— Start of DATA LINES —
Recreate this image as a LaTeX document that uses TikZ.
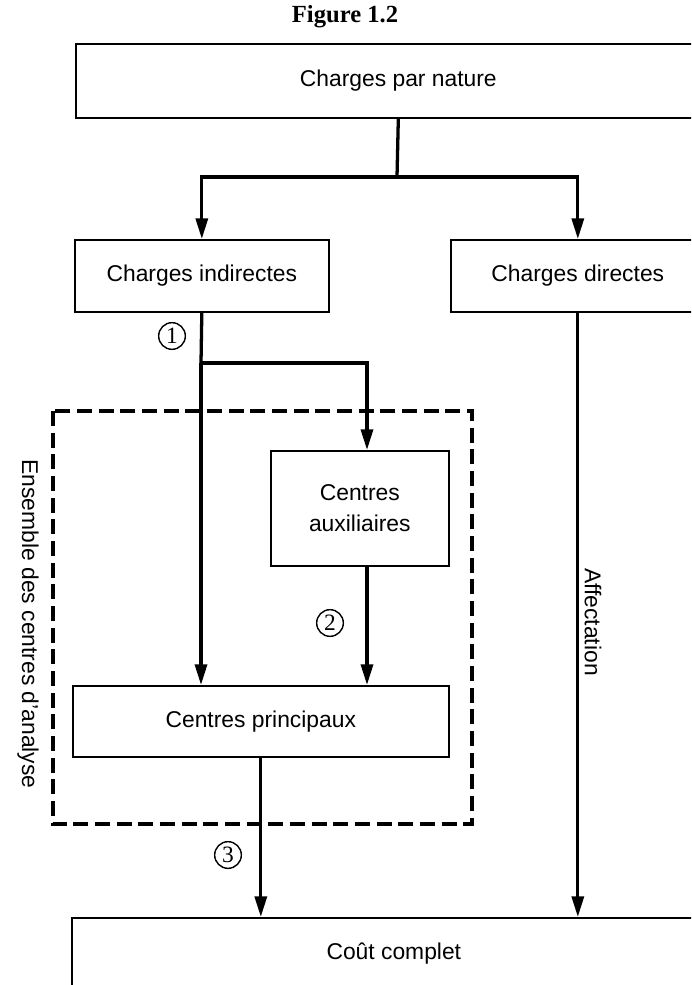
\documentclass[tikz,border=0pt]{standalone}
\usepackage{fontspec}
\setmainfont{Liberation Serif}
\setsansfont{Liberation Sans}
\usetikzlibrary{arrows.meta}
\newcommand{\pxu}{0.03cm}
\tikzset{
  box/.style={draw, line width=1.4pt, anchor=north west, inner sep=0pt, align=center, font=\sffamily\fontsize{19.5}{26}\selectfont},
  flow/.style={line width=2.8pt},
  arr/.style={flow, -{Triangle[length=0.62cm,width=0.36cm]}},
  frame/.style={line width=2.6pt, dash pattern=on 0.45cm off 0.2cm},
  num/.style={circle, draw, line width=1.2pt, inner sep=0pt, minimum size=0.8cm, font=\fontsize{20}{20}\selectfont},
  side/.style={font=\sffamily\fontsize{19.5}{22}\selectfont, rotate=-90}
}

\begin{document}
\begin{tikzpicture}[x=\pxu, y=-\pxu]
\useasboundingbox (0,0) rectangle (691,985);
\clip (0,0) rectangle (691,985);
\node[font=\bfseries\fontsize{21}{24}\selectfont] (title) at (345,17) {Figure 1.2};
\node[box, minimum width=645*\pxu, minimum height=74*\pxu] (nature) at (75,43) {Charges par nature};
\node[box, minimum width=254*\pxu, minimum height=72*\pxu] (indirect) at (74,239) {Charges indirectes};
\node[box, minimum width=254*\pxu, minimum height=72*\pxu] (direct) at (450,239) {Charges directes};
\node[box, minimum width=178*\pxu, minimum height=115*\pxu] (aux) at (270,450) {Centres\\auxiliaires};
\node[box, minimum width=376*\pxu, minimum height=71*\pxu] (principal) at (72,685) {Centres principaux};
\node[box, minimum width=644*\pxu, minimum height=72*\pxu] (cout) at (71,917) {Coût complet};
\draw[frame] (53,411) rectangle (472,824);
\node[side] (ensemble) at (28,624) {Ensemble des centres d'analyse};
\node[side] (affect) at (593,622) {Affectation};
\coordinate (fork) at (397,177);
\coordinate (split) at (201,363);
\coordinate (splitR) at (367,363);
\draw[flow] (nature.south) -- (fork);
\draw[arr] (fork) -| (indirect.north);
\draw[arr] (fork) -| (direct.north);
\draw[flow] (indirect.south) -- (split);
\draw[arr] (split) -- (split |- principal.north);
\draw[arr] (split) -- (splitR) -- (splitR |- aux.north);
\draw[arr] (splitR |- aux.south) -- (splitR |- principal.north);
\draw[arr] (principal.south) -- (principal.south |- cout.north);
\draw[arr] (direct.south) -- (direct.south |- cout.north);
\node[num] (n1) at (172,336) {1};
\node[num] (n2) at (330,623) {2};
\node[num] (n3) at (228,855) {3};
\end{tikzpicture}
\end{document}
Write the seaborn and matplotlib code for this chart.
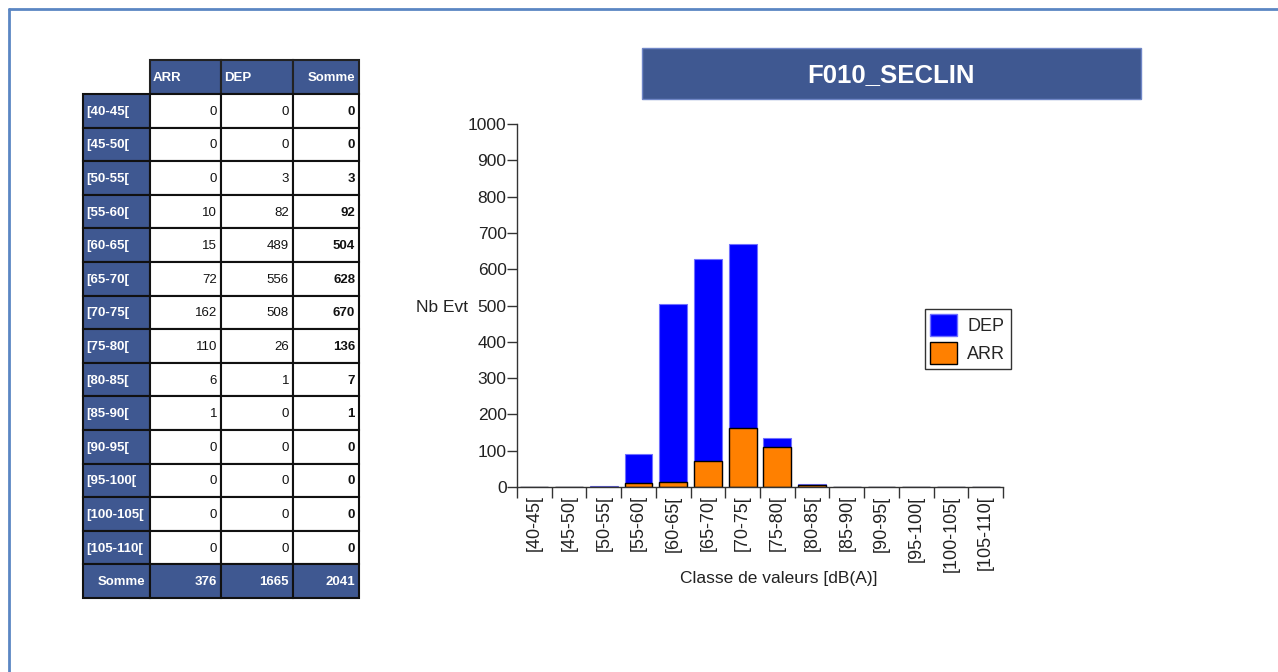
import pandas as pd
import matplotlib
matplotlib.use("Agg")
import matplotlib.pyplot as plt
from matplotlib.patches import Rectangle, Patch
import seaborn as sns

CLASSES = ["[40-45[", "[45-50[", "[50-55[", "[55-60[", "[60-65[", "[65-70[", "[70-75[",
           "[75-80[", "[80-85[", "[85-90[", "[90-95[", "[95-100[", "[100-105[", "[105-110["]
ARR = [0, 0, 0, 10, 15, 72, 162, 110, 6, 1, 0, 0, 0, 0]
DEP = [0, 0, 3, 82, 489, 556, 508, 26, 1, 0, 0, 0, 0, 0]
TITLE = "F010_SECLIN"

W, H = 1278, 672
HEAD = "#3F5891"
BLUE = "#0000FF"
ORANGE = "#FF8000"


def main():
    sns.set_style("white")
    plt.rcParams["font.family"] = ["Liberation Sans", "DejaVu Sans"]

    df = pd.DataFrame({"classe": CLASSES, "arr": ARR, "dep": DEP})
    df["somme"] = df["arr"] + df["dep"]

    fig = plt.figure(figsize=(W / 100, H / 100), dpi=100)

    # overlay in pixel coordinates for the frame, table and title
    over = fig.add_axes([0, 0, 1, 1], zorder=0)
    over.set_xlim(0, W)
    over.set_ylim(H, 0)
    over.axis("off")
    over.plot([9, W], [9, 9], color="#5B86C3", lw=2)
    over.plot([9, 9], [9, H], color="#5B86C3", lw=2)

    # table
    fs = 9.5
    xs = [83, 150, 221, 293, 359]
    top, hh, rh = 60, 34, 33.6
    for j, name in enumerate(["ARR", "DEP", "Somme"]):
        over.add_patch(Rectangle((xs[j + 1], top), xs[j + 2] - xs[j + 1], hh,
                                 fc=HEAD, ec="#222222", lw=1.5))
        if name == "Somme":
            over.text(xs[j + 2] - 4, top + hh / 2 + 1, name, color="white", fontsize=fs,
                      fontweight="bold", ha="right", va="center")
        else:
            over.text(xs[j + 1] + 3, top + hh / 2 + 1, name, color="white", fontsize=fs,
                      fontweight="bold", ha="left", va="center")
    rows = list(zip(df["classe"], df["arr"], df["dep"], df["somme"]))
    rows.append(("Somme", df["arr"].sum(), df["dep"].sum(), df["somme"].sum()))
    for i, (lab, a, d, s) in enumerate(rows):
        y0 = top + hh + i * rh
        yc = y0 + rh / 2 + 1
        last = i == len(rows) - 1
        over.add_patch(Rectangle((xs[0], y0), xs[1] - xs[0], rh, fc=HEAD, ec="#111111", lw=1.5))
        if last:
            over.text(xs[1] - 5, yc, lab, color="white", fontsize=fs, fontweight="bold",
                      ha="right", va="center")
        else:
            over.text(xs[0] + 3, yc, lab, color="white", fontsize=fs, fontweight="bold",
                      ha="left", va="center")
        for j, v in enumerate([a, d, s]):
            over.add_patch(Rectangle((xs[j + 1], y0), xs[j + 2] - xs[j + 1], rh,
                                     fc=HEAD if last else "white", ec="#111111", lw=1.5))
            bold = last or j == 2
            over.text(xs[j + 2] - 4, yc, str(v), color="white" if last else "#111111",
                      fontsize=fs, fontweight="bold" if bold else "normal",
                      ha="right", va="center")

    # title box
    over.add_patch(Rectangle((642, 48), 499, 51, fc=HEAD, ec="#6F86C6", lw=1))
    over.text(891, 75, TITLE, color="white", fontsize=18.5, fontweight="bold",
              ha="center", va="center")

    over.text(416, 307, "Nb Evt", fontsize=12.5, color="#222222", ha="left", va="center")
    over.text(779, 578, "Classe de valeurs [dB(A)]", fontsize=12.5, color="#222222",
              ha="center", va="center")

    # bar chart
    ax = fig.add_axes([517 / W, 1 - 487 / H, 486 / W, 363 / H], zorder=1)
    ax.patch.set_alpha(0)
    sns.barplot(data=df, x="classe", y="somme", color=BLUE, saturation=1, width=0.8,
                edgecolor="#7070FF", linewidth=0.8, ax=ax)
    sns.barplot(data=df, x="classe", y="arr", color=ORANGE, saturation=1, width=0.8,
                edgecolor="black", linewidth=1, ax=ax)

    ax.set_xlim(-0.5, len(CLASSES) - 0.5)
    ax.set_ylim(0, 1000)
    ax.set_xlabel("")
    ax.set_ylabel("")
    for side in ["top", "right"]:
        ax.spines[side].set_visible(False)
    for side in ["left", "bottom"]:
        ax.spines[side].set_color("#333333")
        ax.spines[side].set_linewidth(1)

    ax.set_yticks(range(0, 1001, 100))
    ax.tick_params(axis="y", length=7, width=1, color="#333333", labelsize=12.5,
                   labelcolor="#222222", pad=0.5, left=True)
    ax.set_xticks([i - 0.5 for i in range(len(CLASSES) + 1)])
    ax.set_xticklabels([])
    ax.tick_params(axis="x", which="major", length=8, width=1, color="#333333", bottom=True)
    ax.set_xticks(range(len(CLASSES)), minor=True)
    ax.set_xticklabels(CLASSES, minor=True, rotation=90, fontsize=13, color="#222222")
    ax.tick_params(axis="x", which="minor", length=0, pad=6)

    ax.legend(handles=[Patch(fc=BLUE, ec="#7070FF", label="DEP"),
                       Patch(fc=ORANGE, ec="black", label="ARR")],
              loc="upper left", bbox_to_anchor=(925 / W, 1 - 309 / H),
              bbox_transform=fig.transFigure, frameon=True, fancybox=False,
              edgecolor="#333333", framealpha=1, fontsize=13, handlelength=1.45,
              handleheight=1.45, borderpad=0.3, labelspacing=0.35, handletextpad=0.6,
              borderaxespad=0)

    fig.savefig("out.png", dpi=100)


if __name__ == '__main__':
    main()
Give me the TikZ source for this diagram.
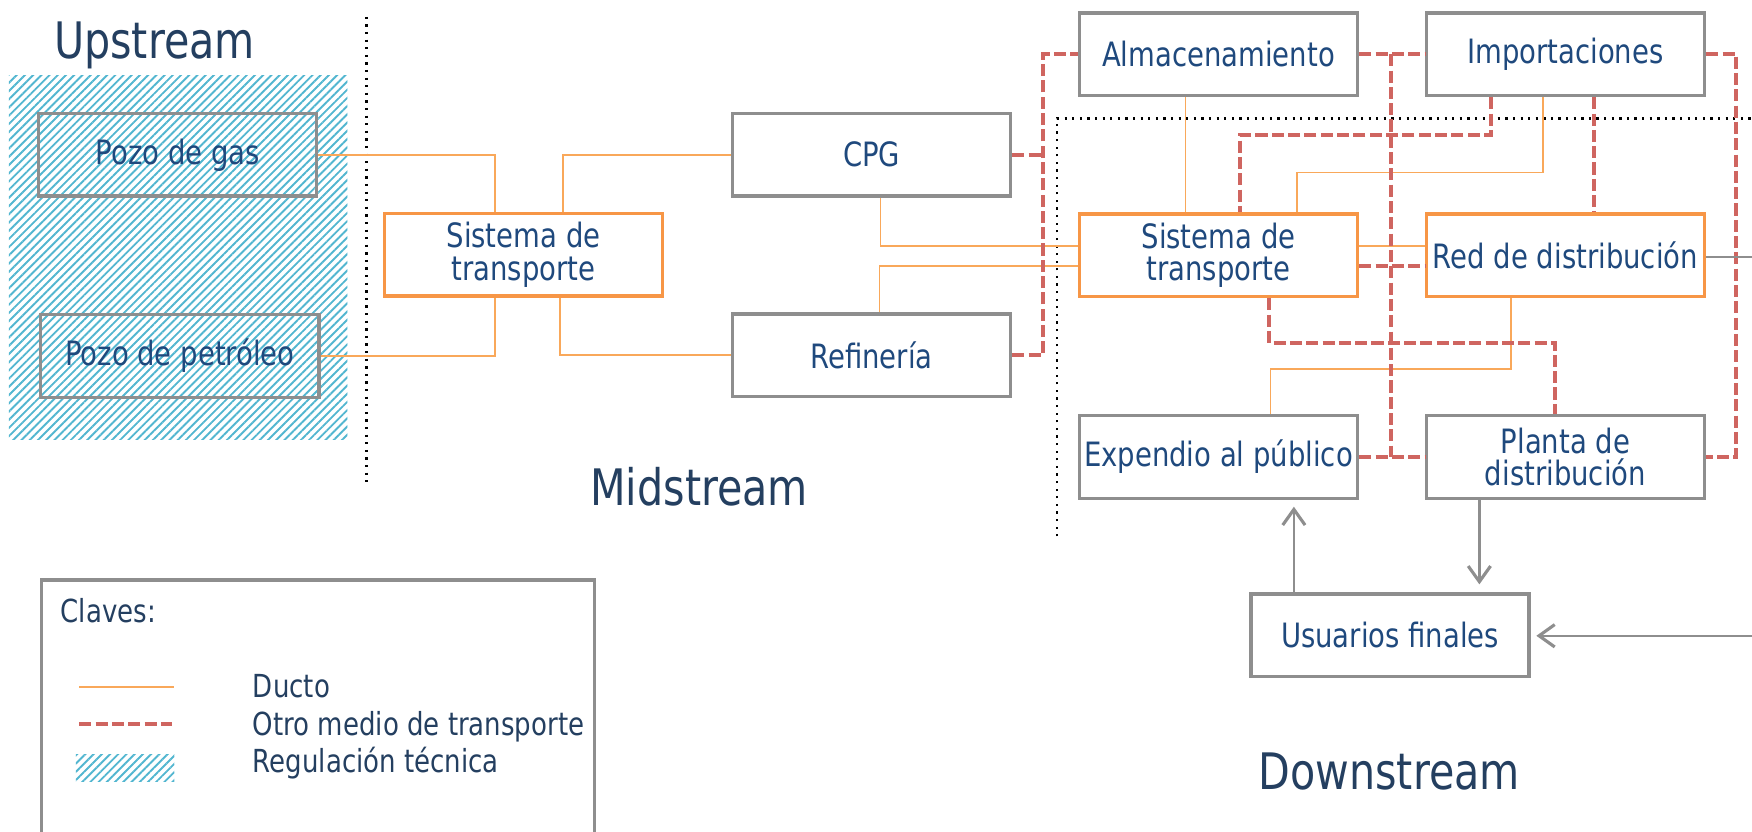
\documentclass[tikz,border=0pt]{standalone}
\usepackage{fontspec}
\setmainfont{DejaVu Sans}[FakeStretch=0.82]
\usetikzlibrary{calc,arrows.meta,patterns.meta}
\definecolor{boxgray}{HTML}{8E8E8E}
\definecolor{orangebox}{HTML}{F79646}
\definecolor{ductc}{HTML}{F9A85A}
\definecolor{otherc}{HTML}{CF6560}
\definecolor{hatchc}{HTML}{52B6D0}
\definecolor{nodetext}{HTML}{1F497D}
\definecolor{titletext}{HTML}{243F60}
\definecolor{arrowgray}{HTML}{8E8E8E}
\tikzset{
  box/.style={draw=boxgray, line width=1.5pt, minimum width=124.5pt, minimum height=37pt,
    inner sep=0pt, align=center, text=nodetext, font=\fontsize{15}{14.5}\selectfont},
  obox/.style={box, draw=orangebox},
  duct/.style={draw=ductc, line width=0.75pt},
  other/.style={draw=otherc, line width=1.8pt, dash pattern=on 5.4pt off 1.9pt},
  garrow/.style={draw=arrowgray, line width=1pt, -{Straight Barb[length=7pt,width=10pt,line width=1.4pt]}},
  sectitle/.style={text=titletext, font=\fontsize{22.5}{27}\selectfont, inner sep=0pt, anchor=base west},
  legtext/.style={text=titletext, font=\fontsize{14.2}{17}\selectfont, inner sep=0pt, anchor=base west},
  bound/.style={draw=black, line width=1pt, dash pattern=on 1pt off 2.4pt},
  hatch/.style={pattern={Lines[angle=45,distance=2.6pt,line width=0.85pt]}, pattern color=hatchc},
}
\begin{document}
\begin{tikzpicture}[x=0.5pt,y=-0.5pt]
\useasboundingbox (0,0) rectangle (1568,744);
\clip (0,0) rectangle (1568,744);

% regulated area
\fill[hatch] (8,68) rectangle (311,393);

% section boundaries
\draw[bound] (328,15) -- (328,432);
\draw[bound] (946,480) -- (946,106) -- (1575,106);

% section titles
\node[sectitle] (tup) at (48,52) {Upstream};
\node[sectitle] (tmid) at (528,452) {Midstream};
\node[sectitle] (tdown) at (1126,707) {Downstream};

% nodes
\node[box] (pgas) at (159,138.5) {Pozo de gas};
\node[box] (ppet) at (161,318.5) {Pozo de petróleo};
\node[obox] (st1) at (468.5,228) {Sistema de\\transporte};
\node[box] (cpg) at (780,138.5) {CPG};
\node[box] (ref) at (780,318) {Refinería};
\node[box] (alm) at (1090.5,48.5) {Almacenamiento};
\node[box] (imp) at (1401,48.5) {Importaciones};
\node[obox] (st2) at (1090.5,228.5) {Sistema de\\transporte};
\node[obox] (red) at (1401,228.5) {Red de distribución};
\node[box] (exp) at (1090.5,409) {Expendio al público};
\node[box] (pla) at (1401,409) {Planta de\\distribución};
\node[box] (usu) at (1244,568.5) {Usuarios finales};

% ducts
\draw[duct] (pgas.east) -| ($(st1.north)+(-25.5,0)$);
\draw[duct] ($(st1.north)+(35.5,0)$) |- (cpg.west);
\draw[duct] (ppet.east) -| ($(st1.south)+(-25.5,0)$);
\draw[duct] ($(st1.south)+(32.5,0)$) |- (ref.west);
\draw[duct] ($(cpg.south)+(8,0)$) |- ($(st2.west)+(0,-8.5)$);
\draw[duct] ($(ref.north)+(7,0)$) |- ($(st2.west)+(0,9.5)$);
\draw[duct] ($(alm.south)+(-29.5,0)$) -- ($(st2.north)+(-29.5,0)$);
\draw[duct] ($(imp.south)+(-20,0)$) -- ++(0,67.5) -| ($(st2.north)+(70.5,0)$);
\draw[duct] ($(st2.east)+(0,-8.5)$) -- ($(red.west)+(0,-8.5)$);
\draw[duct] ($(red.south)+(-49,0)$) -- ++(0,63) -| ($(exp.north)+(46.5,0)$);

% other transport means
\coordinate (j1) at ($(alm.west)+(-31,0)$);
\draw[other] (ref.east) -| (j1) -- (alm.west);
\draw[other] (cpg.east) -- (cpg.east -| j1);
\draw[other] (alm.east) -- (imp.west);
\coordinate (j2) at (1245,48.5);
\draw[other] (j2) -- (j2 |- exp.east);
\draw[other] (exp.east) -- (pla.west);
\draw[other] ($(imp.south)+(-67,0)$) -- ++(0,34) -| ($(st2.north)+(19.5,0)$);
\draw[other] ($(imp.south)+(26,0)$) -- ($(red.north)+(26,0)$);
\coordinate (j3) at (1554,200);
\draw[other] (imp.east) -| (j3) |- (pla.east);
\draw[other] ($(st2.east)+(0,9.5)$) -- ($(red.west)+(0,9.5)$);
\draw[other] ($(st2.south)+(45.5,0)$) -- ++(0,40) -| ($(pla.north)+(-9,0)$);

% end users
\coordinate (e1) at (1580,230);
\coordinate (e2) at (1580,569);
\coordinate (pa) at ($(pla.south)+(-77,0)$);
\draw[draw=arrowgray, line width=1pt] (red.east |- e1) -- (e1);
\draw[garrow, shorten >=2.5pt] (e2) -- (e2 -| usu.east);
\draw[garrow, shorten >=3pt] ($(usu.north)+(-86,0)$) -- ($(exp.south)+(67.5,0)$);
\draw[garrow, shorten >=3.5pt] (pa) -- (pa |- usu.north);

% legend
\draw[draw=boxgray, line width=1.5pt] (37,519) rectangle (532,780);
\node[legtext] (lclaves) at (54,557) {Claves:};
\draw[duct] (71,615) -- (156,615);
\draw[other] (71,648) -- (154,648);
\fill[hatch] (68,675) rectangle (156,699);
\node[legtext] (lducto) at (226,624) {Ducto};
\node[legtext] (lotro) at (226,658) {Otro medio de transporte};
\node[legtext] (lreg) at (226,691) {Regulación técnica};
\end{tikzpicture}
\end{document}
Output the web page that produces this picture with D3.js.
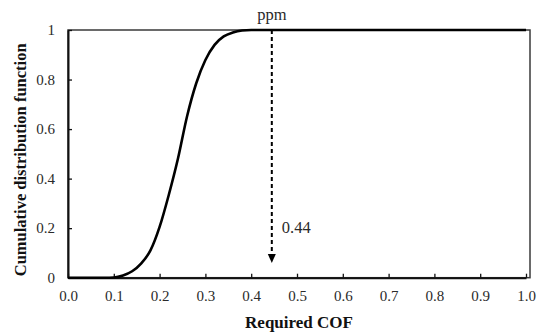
— End of DATA LINES —
• STATED GOAL: In the listing above, find the line containing "Give me the TikZ source for this diagram." and the line containing "(tdown) at (1126,707)". Reproduce those lines and all between them exactly, with no pictures and nothing more.

• SOLUTION TO THE PROBLEM:
Give me the TikZ source for this diagram.
\documentclass[tikz,border=0pt]{standalone}
\usepackage{fontspec}
\setmainfont{DejaVu Sans}[FakeStretch=0.82]
\usetikzlibrary{calc,arrows.meta,patterns.meta}
\definecolor{boxgray}{HTML}{8E8E8E}
\definecolor{orangebox}{HTML}{F79646}
\definecolor{ductc}{HTML}{F9A85A}
\definecolor{otherc}{HTML}{CF6560}
\definecolor{hatchc}{HTML}{52B6D0}
\definecolor{nodetext}{HTML}{1F497D}
\definecolor{titletext}{HTML}{243F60}
\definecolor{arrowgray}{HTML}{8E8E8E}
\tikzset{
  box/.style={draw=boxgray, line width=1.5pt, minimum width=124.5pt, minimum height=37pt,
    inner sep=0pt, align=center, text=nodetext, font=\fontsize{15}{14.5}\selectfont},
  obox/.style={box, draw=orangebox},
  duct/.style={draw=ductc, line width=0.75pt},
  other/.style={draw=otherc, line width=1.8pt, dash pattern=on 5.4pt off 1.9pt},
  garrow/.style={draw=arrowgray, line width=1pt, -{Straight Barb[length=7pt,width=10pt,line width=1.4pt]}},
  sectitle/.style={text=titletext, font=\fontsize{22.5}{27}\selectfont, inner sep=0pt, anchor=base west},
  legtext/.style={text=titletext, font=\fontsize{14.2}{17}\selectfont, inner sep=0pt, anchor=base west},
  bound/.style={draw=black, line width=1pt, dash pattern=on 1pt off 2.4pt},
  hatch/.style={pattern={Lines[angle=45,distance=2.6pt,line width=0.85pt]}, pattern color=hatchc},
}
\begin{document}
\begin{tikzpicture}[x=0.5pt,y=-0.5pt]
\useasboundingbox (0,0) rectangle (1568,744);
\clip (0,0) rectangle (1568,744);

% regulated area
\fill[hatch] (8,68) rectangle (311,393);

% section boundaries
\draw[bound] (328,15) -- (328,432);
\draw[bound] (946,480) -- (946,106) -- (1575,106);

% section titles
\node[sectitle] (tup) at (48,52) {Upstream};
\node[sectitle] (tmid) at (528,452) {Midstream};
\node[sectitle] (tdown) at (1126,707) {Downstream};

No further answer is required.